──────── EXTRACTED DATA

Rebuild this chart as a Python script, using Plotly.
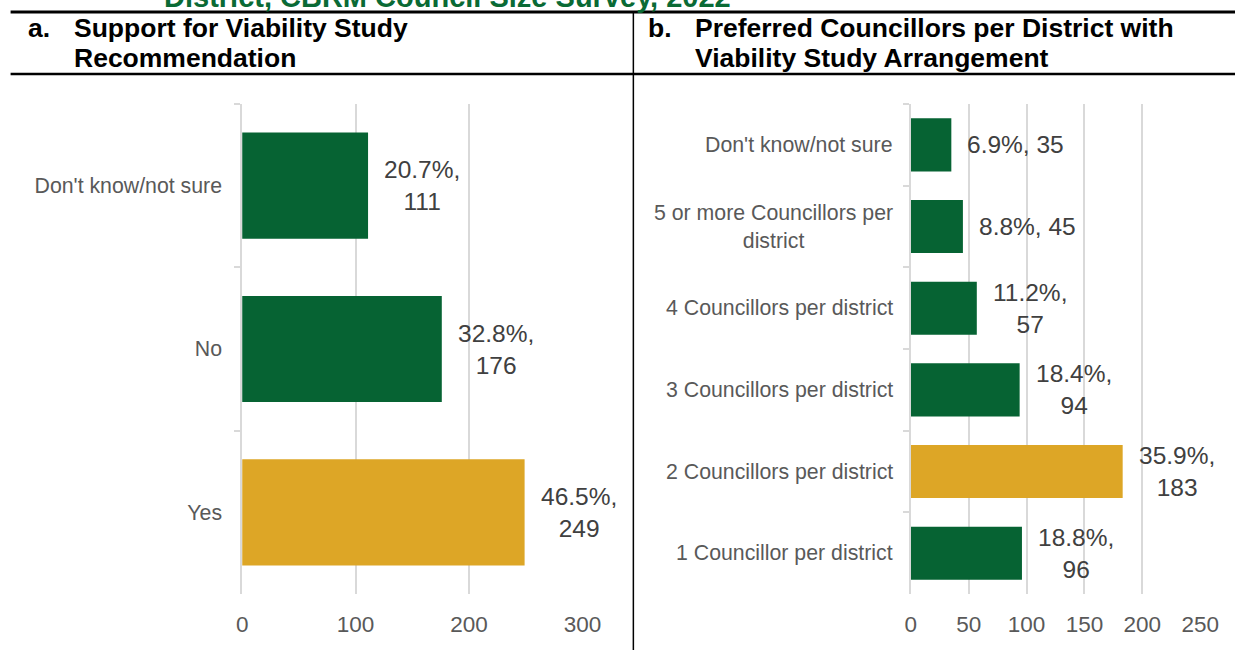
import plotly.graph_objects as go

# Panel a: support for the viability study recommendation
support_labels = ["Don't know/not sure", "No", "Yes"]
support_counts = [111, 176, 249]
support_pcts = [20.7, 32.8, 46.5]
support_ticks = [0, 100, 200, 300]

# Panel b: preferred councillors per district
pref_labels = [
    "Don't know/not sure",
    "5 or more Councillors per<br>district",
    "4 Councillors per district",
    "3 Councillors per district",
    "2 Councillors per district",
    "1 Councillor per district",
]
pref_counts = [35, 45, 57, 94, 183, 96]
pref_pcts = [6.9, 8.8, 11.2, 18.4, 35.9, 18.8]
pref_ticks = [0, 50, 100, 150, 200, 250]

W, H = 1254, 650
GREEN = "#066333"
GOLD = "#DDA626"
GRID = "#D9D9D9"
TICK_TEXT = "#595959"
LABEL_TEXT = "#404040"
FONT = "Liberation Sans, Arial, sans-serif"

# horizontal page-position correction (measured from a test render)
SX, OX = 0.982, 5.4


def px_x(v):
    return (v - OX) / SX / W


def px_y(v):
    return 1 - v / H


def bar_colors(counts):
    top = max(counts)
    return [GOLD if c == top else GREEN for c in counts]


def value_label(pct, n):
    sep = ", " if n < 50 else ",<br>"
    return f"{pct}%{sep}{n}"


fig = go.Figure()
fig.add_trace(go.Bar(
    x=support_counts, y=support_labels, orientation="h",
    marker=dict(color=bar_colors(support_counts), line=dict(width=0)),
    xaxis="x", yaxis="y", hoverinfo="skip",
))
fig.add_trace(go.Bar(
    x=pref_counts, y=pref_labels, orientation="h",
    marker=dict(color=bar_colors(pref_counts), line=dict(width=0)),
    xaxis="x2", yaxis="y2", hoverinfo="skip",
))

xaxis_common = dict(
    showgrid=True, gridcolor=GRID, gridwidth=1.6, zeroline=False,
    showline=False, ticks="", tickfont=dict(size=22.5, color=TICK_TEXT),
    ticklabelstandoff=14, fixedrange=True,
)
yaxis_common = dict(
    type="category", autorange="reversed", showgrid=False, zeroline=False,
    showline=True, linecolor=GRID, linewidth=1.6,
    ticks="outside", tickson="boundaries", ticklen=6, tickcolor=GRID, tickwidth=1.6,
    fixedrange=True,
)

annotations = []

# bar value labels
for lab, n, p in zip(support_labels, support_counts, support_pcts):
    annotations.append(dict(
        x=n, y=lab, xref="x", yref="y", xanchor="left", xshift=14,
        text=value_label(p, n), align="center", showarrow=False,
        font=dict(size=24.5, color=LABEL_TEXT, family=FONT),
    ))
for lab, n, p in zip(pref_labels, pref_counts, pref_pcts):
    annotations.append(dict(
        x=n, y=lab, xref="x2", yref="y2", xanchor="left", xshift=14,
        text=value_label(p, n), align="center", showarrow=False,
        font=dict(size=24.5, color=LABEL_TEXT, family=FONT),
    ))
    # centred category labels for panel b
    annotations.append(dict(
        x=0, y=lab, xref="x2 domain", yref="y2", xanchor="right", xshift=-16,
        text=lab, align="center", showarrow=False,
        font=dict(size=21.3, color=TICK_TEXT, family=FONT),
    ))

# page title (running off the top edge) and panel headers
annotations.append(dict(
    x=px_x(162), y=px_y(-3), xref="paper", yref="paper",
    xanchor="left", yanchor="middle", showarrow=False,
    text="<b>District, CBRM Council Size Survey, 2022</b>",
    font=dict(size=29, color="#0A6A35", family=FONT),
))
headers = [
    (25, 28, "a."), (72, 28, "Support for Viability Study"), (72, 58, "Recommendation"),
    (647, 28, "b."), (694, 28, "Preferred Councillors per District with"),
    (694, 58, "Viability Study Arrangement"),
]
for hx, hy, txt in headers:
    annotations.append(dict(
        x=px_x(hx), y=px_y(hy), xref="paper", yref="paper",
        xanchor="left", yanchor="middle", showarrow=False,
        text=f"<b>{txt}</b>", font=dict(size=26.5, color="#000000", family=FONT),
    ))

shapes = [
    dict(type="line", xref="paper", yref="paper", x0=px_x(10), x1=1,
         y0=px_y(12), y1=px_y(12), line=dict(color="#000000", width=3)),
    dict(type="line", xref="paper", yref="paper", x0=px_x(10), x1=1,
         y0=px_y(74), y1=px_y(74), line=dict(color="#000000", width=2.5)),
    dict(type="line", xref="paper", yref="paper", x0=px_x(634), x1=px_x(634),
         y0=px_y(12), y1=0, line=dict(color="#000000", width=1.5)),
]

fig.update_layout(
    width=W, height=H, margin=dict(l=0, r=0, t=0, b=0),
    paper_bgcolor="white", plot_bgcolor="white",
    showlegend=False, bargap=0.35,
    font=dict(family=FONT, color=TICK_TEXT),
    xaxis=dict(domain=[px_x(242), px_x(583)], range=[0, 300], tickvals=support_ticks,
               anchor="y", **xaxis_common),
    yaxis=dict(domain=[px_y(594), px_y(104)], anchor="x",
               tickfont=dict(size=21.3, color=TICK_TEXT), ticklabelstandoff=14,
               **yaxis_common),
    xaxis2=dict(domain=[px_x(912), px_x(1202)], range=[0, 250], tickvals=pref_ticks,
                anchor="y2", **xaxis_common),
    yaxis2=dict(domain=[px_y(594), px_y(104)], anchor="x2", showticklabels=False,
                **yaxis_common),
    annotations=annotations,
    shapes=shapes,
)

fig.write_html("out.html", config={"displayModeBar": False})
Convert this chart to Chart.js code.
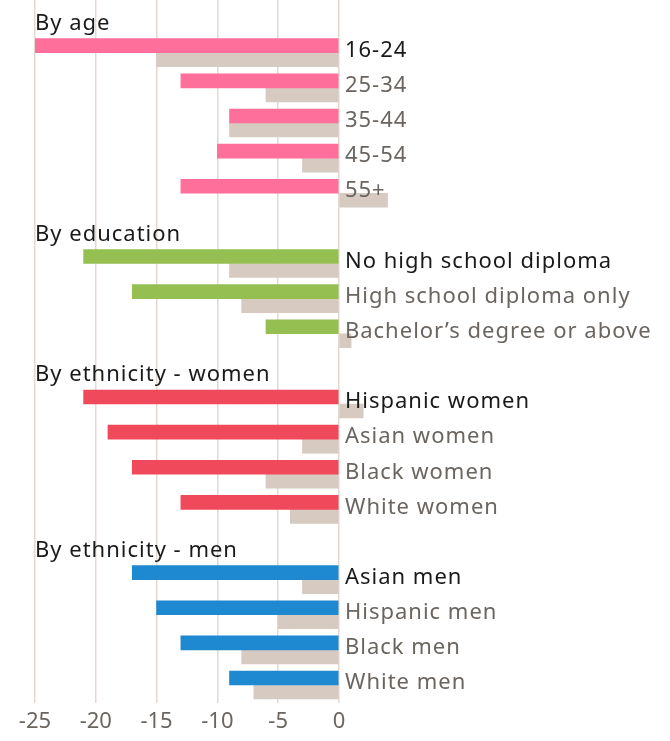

────────────────

**REQUIRED TASK**
Do not include the images; transcribe the rest of the listing exactly.

**EXPECTED ANSWER**
Rebuild this chart as a Python script, using Plotly.
import plotly.graph_objects as go

# Panel a: support for the viability study recommendation
support_labels = ["Don't know/not sure", "No", "Yes"]
support_counts = [111, 176, 249]
support_pcts = [20.7, 32.8, 46.5]
support_ticks = [0, 100, 200, 300]

# Panel b: preferred councillors per district
pref_labels = [
    "Don't know/not sure",
    "5 or more Councillors per<br>district",
    "4 Councillors per district",
    "3 Councillors per district",
    "2 Councillors per district",
    "1 Councillor per district",
]
pref_counts = [35, 45, 57, 94, 183, 96]
pref_pcts = [6.9, 8.8, 11.2, 18.4, 35.9, 18.8]
pref_ticks = [0, 50, 100, 150, 200, 250]

W, H = 1254, 650
GREEN = "#066333"
GOLD = "#DDA626"
GRID = "#D9D9D9"
TICK_TEXT = "#595959"
LABEL_TEXT = "#404040"
FONT = "Liberation Sans, Arial, sans-serif"

# horizontal page-position correction (measured from a test render)
SX, OX = 0.982, 5.4


def px_x(v):
    return (v - OX) / SX / W


def px_y(v):
    return 1 - v / H


def bar_colors(counts):
    top = max(counts)
    return [GOLD if c == top else GREEN for c in counts]


def value_label(pct, n):
    sep = ", " if n < 50 else ",<br>"
    return f"{pct}%{sep}{n}"


fig = go.Figure()
fig.add_trace(go.Bar(
    x=support_counts, y=support_labels, orientation="h",
    marker=dict(color=bar_colors(support_counts), line=dict(width=0)),
    xaxis="x", yaxis="y", hoverinfo="skip",
))
fig.add_trace(go.Bar(
    x=pref_counts, y=pref_labels, orientation="h",
    marker=dict(color=bar_colors(pref_counts), line=dict(width=0)),
    xaxis="x2", yaxis="y2", hoverinfo="skip",
))

xaxis_common = dict(
    showgrid=True, gridcolor=GRID, gridwidth=1.6, zeroline=False,
    showline=False, ticks="", tickfont=dict(size=22.5, color=TICK_TEXT),
    ticklabelstandoff=14, fixedrange=True,
)
yaxis_common = dict(
    type="category", autorange="reversed", showgrid=False, zeroline=False,
    showline=True, linecolor=GRID, linewidth=1.6,
    ticks="outside", tickson="boundaries", ticklen=6, tickcolor=GRID, tickwidth=1.6,
    fixedrange=True,
)

annotations = []

# bar value labels
for lab, n, p in zip(support_labels, support_counts, support_pcts):
    annotations.append(dict(
        x=n, y=lab, xref="x", yref="y", xanchor="left", xshift=14,
        text=value_label(p, n), align="center", showarrow=False,
        font=dict(size=24.5, color=LABEL_TEXT, family=FONT),
    ))
for lab, n, p in zip(pref_labels, pref_counts, pref_pcts):
    annotations.append(dict(
        x=n, y=lab, xref="x2", yref="y2", xanchor="left", xshift=14,
        text=value_label(p, n), align="center", showarrow=False,
        font=dict(size=24.5, color=LABEL_TEXT, family=FONT),
    ))
    # centred category labels for panel b
    annotations.append(dict(
        x=0, y=lab, xref="x2 domain", yref="y2", xanchor="right", xshift=-16,
        text=lab, align="center", showarrow=False,
        font=dict(size=21.3, color=TICK_TEXT, family=FONT),
    ))

# page title (running off the top edge) and panel headers
annotations.append(dict(
    x=px_x(162), y=px_y(-3), xref="paper", yref="paper",
    xanchor="left", yanchor="middle", showarrow=False,
    text="<b>District, CBRM Council Size Survey, 2022</b>",
    font=dict(size=29, color="#0A6A35", family=FONT),
))
headers = [
    (25, 28, "a."), (72, 28, "Support for Viability Study"), (72, 58, "Recommendation"),
    (647, 28, "b."), (694, 28, "Preferred Councillors per District with"),
    (694, 58, "Viability Study Arrangement"),
]
for hx, hy, txt in headers:
    annotations.append(dict(
        x=px_x(hx), y=px_y(hy), xref="paper", yref="paper",
        xanchor="left", yanchor="middle", showarrow=False,
        text=f"<b>{txt}</b>", font=dict(size=26.5, color="#000000", family=FONT),
    ))

shapes = [
    dict(type="line", xref="paper", yref="paper", x0=px_x(10), x1=1,
         y0=px_y(12), y1=px_y(12), line=dict(color="#000000", width=3)),
    dict(type="line", xref="paper", yref="paper", x0=px_x(10), x1=1,
         y0=px_y(74), y1=px_y(74), line=dict(color="#000000", width=2.5)),
    dict(type="line", xref="paper", yref="paper", x0=px_x(634), x1=px_x(634),
         y0=px_y(12), y1=0, line=dict(color="#000000", width=1.5)),
]

fig.update_layout(
    width=W, height=H, margin=dict(l=0, r=0, t=0, b=0),
    paper_bgcolor="white", plot_bgcolor="white",
    showlegend=False, bargap=0.35,
    font=dict(family=FONT, color=TICK_TEXT),
    xaxis=dict(domain=[px_x(242), px_x(583)], range=[0, 300], tickvals=support_ticks,
               anchor="y", **xaxis_common),
    yaxis=dict(domain=[px_y(594), px_y(104)], anchor="x",
               tickfont=dict(size=21.3, color=TICK_TEXT), ticklabelstandoff=14,
               **yaxis_common),
    xaxis2=dict(domain=[px_x(912), px_x(1202)], range=[0, 250], tickvals=pref_ticks,
                anchor="y2", **xaxis_common),
    yaxis2=dict(domain=[px_y(594), px_y(104)], anchor="x2", showticklabels=False,
                **yaxis_common),
    annotations=annotations,
    shapes=shapes,
)

fig.write_html("out.html", config={"displayModeBar": False})
Convert this chart to Chart.js code.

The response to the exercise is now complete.